Ayat ini tidak hanya menggambarkan perintah syariat, tetapi juga mencerminkan makna filosofis yang dalam: haji sebagai ajang transformasi spiritual dan sosial. Haji bukan sekadar ritual keagamaan, melainkan proses pembangunan manusia dalam dimensi iman, solidaritas, dan perdamaian.

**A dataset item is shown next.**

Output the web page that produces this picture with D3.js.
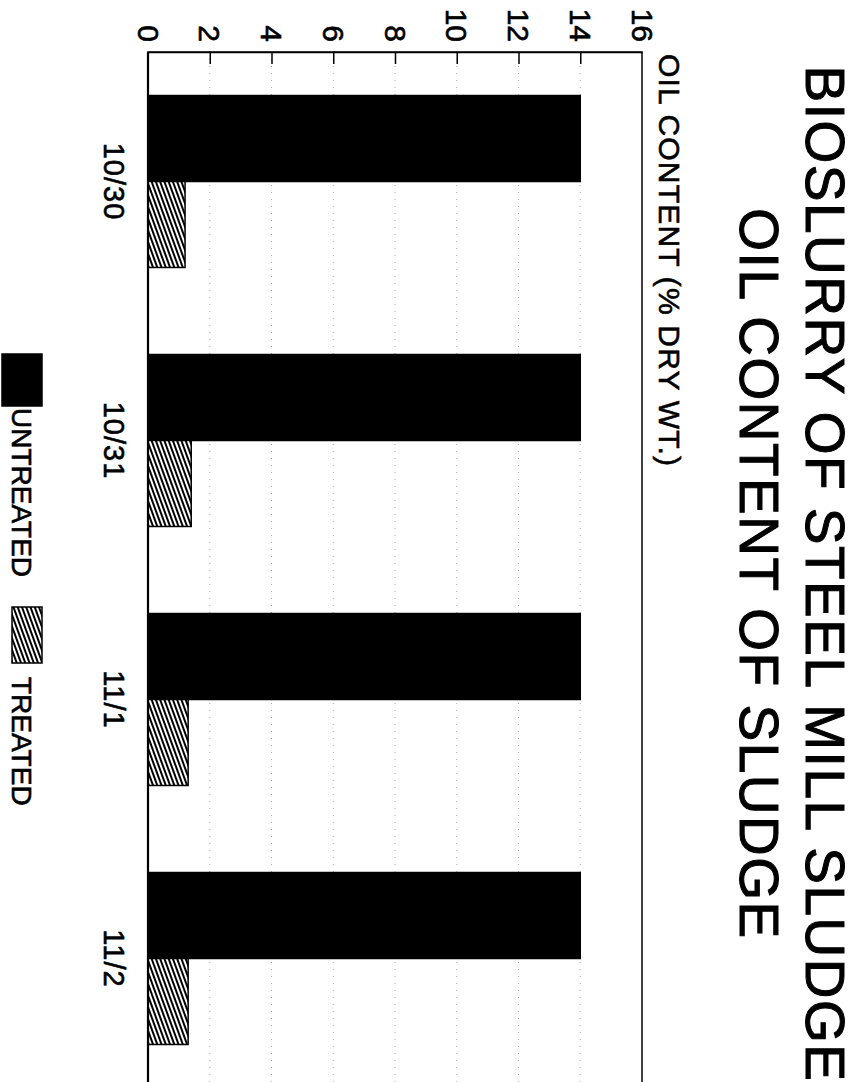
<!DOCTYPE html>
<html>
<head>
<meta charset="utf-8">
<script src="https://cdn.jsdelivr.net/npm/d3@7"></script>
<style>
  html, body { margin: 0; padding: 0; background: #fff; }
  svg { display: block; }
  text { font-family: "Liberation Sans", Arial, Helvetica, sans-serif; fill: #000; stroke: #000; stroke-width: 0.6px; }
</style>
</head>
<body>
<svg id="chart" width="859" height="1082"></svg>
<script>
// Sampling dates and oil content (% dry wt.) for each sludge batch
const categories = ["10/30", "10/31", "11/1", "11/2"];
const seriesNames = ["UNTREATED", "TREATED"];
const untreatedValues = [14, 14, 14, 14];
const treatedValues = [1.2, 1.4, 1.3, 1.3];
const valueTicks = [0, 2, 4, 6, 8, 10, 12, 14, 16];
const titleLines = ["BIOSLURRY OF STEEL MILL SLUDGE", "OIL CONTENT OF SLUDGE"];
const axisTitle = "OIL CONTENT (% DRY WT.)";

const svg = d3.select("#chart");

// Page is laid out sideways: value axis runs left-to-right, dates run down the page
const frame = { left: 148, right: 642, top: 52, bottom: 1088 };

const x = d3.scaleLinear().domain([0, 16]).range([frame.left, frame.right]);
const y = d3.scaleBand().domain(categories)
  .range([frame.top, frame.bottom])
  .paddingInner(0.336).paddingOuter(0.168);
const ySub = d3.scaleBand().domain(seriesNames).range([0, y.bandwidth()]);

const rows = categories.map((c, i) => ({
  date: c,
  values: [
    { series: "UNTREATED", value: untreatedValues[i] },
    { series: "TREATED", value: treatedValues[i] }
  ]
}));

// Diagonal hatching for the treated series
const defs = svg.append("defs");
const pat = defs.append("pattern")
  .attr("id", "hatch")
  .attr("patternUnits", "userSpaceOnUse")
  .attr("width", 4).attr("height", 4)
  .attr("patternTransform", "rotate(-20)");
pat.append("rect").attr("width", 4).attr("height", 4).attr("fill", "#fff");
pat.append("line").attr("x1", 1).attr("y1", 0).attr("x2", 1).attr("y2", 4)
  .attr("stroke", "#000").attr("stroke-width", 2);

const fillFor = s => s === "UNTREATED" ? "#000" : "url(#hatch)";

// Faint dotted gridlines
svg.append("g")
  .selectAll("line")
  .data(valueTicks.filter(v => v > 0 && v < 16))
  .join("line")
  .attr("x1", d => x(d)).attr("x2", d => x(d))
  .attr("y1", frame.top).attr("y2", frame.bottom)
  .attr("stroke", "#aaa").attr("stroke-width", 1)
  .attr("stroke-dasharray", "1,6");

// Bars
const groups = svg.append("g")
  .selectAll("g")
  .data(rows)
  .join("g")
  .attr("transform", d => `translate(0,${y(d.date)})`);

groups.selectAll("rect")
  .data(d => d.values)
  .join("rect")
  .attr("x", x(0))
  .attr("y", d => ySub(d.series))
  .attr("width", d => x(d.value) - x(0))
  .attr("height", ySub.bandwidth())
  .attr("fill", d => fillFor(d.series))
  .attr("stroke", "#000")
  .attr("stroke-width", 1.5);

// Plot frame
svg.append("rect")
  .attr("x", frame.left).attr("y", frame.top)
  .attr("width", frame.right - frame.left)
  .attr("height", frame.bottom - frame.top)
  .attr("fill", "none").attr("stroke", "#000").attr("stroke-width", 1.5);
svg.append("line")
  .attr("x1", frame.left).attr("x2", frame.left)
  .attr("y1", frame.top).attr("y2", frame.bottom)
  .attr("stroke", "#000").attr("stroke-width", 2.2);

// Value axis along the top, ticks pointing into the plot
const axis = d3.axisTop(x)
  .tickValues(valueTicks)
  .tickSizeInner(-12)
  .tickSizeOuter(0)
  .tickFormat(d3.format("d"));

const axisG = svg.append("g")
  .attr("transform", `translate(0,${frame.top})`)
  .call(axis);
axisG.select(".domain").attr("stroke", "#000").attr("stroke-width", 1.5);
axisG.selectAll(".tick line").attr("stroke", "#000").attr("stroke-width", 1.5)
  .filter(d => d === 0 || d === 16).remove();
axisG.selectAll(".tick text")
  .attr("x", null).attr("y", null)
  .attr("dy", "0.36em")
  .attr("text-anchor", "end")
  .attr("transform", "translate(0,-10) rotate(90)")
  .attr("font-size", 30)
  .attr("font-family", "Liberation Sans, Arial, sans-serif")
  .attr("fill", "#000");

// Date labels beside each group
svg.append("g")
  .selectAll("text")
  .data(categories)
  .join("text")
  .attr("transform", d => `translate(104,${y(d) + y.bandwidth() / 2}) rotate(90)`)
  .attr("text-anchor", "middle")
  .attr("font-size", 29)
  .attr("letter-spacing", 1)
  .text(d => d);

// Axis title
svg.append("text")
  .attr("transform", `translate(659,${frame.top + 2}) rotate(90)`)
  .attr("text-anchor", "start")
  .attr("font-size", 30)
  .attr("letter-spacing", 1.2)
  .text(axisTitle);

// Chart title
const titleX = [806, 740];
svg.append("g")
  .selectAll("text")
  .data(titleLines)
  .join("text")
  .attr("transform", (d, i) => `translate(${titleX[i]},574) rotate(90)`)
  .attr("text-anchor", "middle")
  .attr("font-size", 55)
  .attr("letter-spacing", 1.5)
  .style("stroke-width", "1px")
  .text(d => d);

// Legend
const legendItems = [
  { name: seriesNames[0], swatchY: 354, swatchX: 2, swatchW: 40, swatchH: 52, textY: 408 },
  { name: seriesNames[1], swatchY: 607, swatchX: 12, swatchW: 30, swatchH: 56, textY: 677 }
];
const leg = svg.append("g").selectAll("g").data(legendItems).join("g");
leg.append("rect")
  .attr("x", d => d.swatchX).attr("y", d => d.swatchY)
  .attr("width", d => d.swatchW).attr("height", d => d.swatchH)
  .attr("fill", d => fillFor(d.name))
  .attr("stroke", "#000").attr("stroke-width", 1.5);
leg.append("text")
  .attr("transform", d => `translate(12,${d.textY}) rotate(90)`)
  .attr("text-anchor", "start")
  .attr("font-size", 28)
  .text(d => d.name);
</script>
</body>
</html>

Idul Adha dan Momentum Persatuan Umat
Hari Raya Idul Adha, puncak dari rangkaian ibadah haji, bisa dianggap sebagai "konferensi akbar umat Islam" yang merayakan persatuan lintas bangsa, bahasa, dan budaya. Menurut Dr. Hamka, seorang ulama dan filsuf Muslim Indonesia, haji adalah ajang “tazkiyatun nafs” atau penyucian jiwa yang terjadi dalam kerangka sosial. Dalam pandangannya, haji bukan hanya urusan pribadi antara hamba dan Tuhannya, tetapi juga interaksi horizontal antar sesama manusia. Rasulullah SAW bersabda: “Perumpamaan orang-orang beriman dalam saling
mencintai, menyayangi, dan mengasihi di antara mereka adalah seperti satu tubuh. Jika satu anggota tubuh merasa sakit, maka seluruh tubuh turut merasakannya.” (HR. al-Bukhari Muslim)

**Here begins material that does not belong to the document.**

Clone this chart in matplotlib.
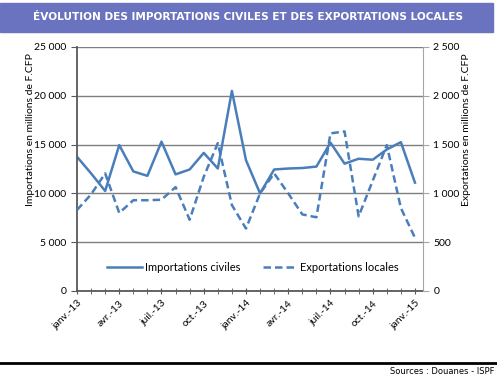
import matplotlib
matplotlib.use("Agg")
import matplotlib.pyplot as plt
from matplotlib.ticker import FuncFormatter, MultipleLocator, FixedLocator

# Monthly values, janv.-13 .. janv.-15
months = ["janv.-13", "févr.-13", "mars-13", "avr.-13", "mai-13", "juin-13",
          "juil.-13", "août-13", "sept.-13", "oct.-13", "nov.-13", "déc.-13",
          "janv.-14", "févr.-14", "mars-14", "avr.-14", "mai-14", "juin-14",
          "juil.-14", "août-14", "sept.-14", "oct.-14", "nov.-14", "déc.-14",
          "janv.-15"]
imports = [13750, 12050, 10250, 14950, 12250, 11800, 15300, 11950, 12450,
           14150, 12550, 20500, 13400, 10000, 12450, 12550, 12600, 12750,
           15200, 13050, 13550, 13450, 14500, 15250, 11100]
exports = [830, 990, 1205, 800, 930, 930, 935, 1065, 730, 1170, 1515, 880,
           640, 1000, 1205, 1000, 785, 755, 1615, 1635, 765, 1130, 1495, 850,
           545]
tick_every = 3

title = "ÉVOLUTION DES IMPORTATIONS CIVILES ET DES EXPORTATIONS LOCALES"
source = "Sources : Douanes - ISPF"

BLUE = "#4A7EBB"
FONT = "Lato"


def fmt_thousands(v, pos):
    return f"{int(v):,}".replace(",", " ")


fig = plt.figure(figsize=(4.97, 3.80), dpi=100)

# title banner
fig.patches.append(plt.Rectangle((0, 1 - 32 / 380), 493 / 497, 29 / 380,
                                 transform=fig.transFigure, color="#6A73BF",
                                 zorder=0))
fig.text(248 / 497, 1 - 17.5 / 380, title, ha="center", va="center",
         color="white", fontsize=7.6, fontweight="bold", family="DejaVu Sans")

ax = fig.add_axes([77 / 497, 89 / 380, 346 / 497, 244 / 380])
x = list(range(len(months)))
l1, = ax.plot(x, imports, color=BLUE, lw=1.8, label="Importations civiles")
ax2 = ax.twinx()
l2, = ax2.plot(x, exports, color=BLUE, lw=1.8, ls=(0, (3, 1.6)),
               label="Exportations locales")

ax.set_xlim(0, len(months) - 1 + 0.57)
ax.set_ylim(0, 25000)
ax2.set_ylim(0, 2500)
ax.yaxis.set_major_locator(MultipleLocator(5000))
ax2.yaxis.set_major_locator(MultipleLocator(500))
ax.yaxis.set_major_formatter(FuncFormatter(fmt_thousands))
ax2.yaxis.set_major_formatter(FuncFormatter(fmt_thousands))
ax.grid(axis="y", color="#7F7F7F", lw=1)
ax.set_axisbelow(True)

major = x[::tick_every]
ax.xaxis.set_major_locator(FixedLocator(major))
ax.xaxis.set_minor_locator(FixedLocator(x))
ax.set_xticklabels([months[i] for i in major], rotation=45, ha="right",
                   rotation_mode="anchor", family=FONT, fontsize=7.5)
ax.tick_params(axis="x", which="major", length=5, direction="inout",
               color="#595959", pad=3)
ax.tick_params(axis="x", which="minor", length=4, direction="inout",
               color="#595959")
ax.tick_params(axis="y", length=4, color="#595959", labelsize=7.5)
ax2.tick_params(axis="y", length=4, color="#A6A6A6", labelsize=7.5)
for lab in ax.get_yticklabels() + ax2.get_yticklabels():
    lab.set_family(FONT)

for a in (ax, ax2):
    a.spines["top"].set_visible(False)
ax.spines["left"].set_color("#595959")
ax.spines["bottom"].set_color("#595959")
ax.spines["left"].set_linewidth(1.3)
ax.spines["bottom"].set_linewidth(1.3)
ax2.spines["left"].set_visible(False)
ax2.spines["bottom"].set_visible(False)
ax2.spines["right"].set_color("#A6A6A6")
ax.spines["right"].set_visible(False)

ax.set_ylabel("Importations en millions de F.CFP", family=FONT, fontsize=7.5)
ax2.set_ylabel("Exportations en millions de F.CFP", family=FONT, fontsize=7.5)
ax.yaxis.set_label_coords(-0.121, 0.66)
ax2.yaxis.set_label_coords(1.113, 0.66)

leg = ax.legend([l1, l2], [l1.get_label(), l2.get_label()], loc="center",
                bbox_to_anchor=(0.509, 0.098), ncol=2, frameon=False,
                prop={"family": FONT, "size": 8}, handlelength=3.1,
                columnspacing=2.0, handletextpad=0.3)

# bottom rule + source
fig.add_artist(plt.Line2D([0, 1], [1 - 363 / 380] * 2, color="black", lw=2,
                          transform=fig.transFigure))
fig.text(494 / 497, 1 - 372 / 380, source, ha="right", va="center",
         fontsize=6, family="DejaVu Sans")

fig.savefig("out.png", dpi=100)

Haji secara praktis menyatukan umat dalam ibadah kolektif yang menghapus sekat sosial dan budaya. Pakaian ihram yang seragam menjadi simbol kesetaraan, meniadakan perbedaan status sosial di hadapan Allah.

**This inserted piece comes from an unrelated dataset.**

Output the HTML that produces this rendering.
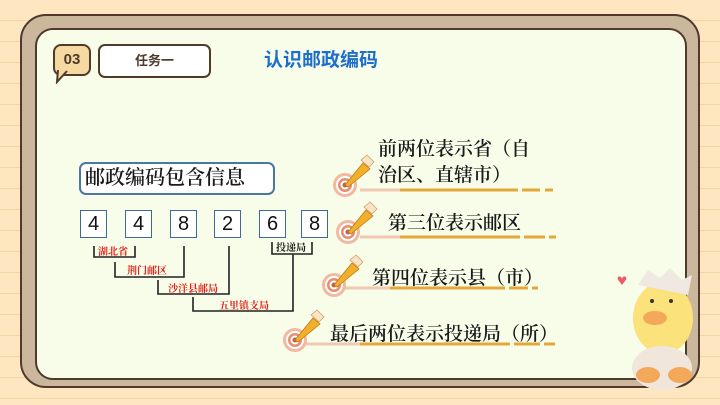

Filsafat Haji: Menapaki Jalan Menuju Allah. Filsafat haji menekankan bahwa perjalanan ini adalah bentuk pengorbanan dan ketulusan yang total. Seorang haji meninggalkan zona nyamannya untuk menghadapi berbagai tantangan fisik dan spiritual, dengan satu tujuan: mendekatkan diri kepada Allah.
Seperti diungkapkan oleh Sayyid Qutb dalam Fi Zhilalil Qur’an, haji adalah “perjalanan simbolik menuju Allah” yang memadukan antara zikir, amal, dan pengendalian diri. Slogannya adalah kalimat talbiyah:
“Labbaik Allahumma labbaik…” (Aku datang memenuhi panggilan-Mu, ya Allah…) Dr. Ali Shariati, seorang pemikir Muslim dari Iran, menyebut haji sebagai “revolusi spiritual” yang membangkitkan kesadaran umat terhadap ketundukan kepada Tuhan dan kepedulian terhadap sesama.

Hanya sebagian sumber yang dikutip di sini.